Sunday, July 11, 2010

Sangak: The Delicious "Little Stone"

If anyone ever wondered how I come to love markets so much, it's easy to explain. My parents. Especially my mom. We didn't go hiking, camping, skiing, or any other outdoor activities when I was growing up. We shopped. And for my mother in particular, there's no shopping like a food market. For both parents, visiting a good ethnic market is as thrilling as going to Disneyland is for the rest of the world. So I come by it honestly.

Naturally, when we drove up to L.A. for the day yesterday, a certain amount of Jewish deli and bakery shopping was going to be involved. But once we hit the road to return to San Diego we had one more stop -- an international market in Irvine called Wholesome Choice. My parents' Iranian friends had suggested it and, oh, if you do go could you please pick up a couple of loaves of Sangak?

Well, sure. But, there are rules, it turns out. This is a hugely popular delicacy and it's made in house in a large oven. Slowly. So, there's a long line and you're not allowed to cut -- even if you're a friend or family -- and you can't buy more than two at a time. Seriously. There are signs that tell you this. So, my mom and I waited. And befriended a Japanese woman from Century City who was also waiting. And a young Persian couple ahead of us.

 

Now what is Sangak? It's a Persian whole wheat sourdough flat bread -- about two feet long and maybe a quarter of an inch thick. Sometimes referred to as "nan-e sangak," it's a traditional bread that originally was baked on a bed of hot river stones in an oven. Sang means stone and sangak means little stone. They can be plain or, as ours were, topped with sesame seeds or poppy seeds.

At Wholesome Choice, you can see the baker pull about a pound of loose dough from a vat, spread it out on a metal paddle until it drapes over the paddle, the carefully fling the dough into the oven, where it bakes for about 15 minutes.


 
Then another man pulls it out of the oven onto long brown sheets of butcher paper, folds it into thirds and hands the very hot parcel to the customer.
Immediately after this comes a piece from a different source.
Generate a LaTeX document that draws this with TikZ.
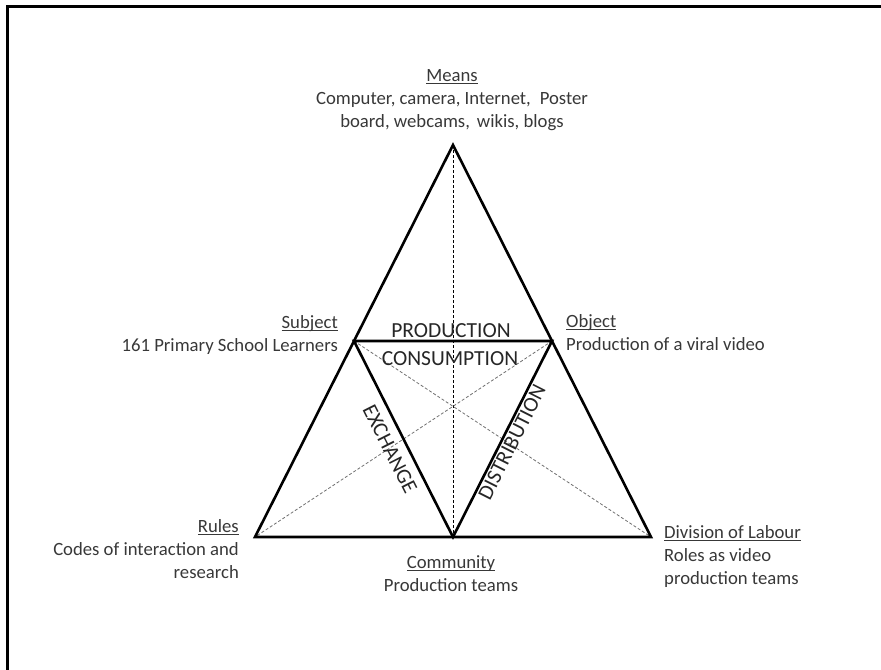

It's worth the wait. The bread has a marvelous spongy texture and you can taste a hint of sourness. This is a great treat eaten hot with feta cheese and olive oil, or labne, the delicious Lebanese yogurt. The shop suggested eating it with lamb kebab. And the good news is that Sangak freezes well. Just cut it into manageable pieces and put in freezer bags. When you're ready to eat it, defrost, pre-heat your oven to 400 degrees for five minutes and then heat the Sangak for three to five minutes.

Of course, like my mom, you can just eat it fresh out of the market's oven, which is why people wait so patiently for a fresh loaf.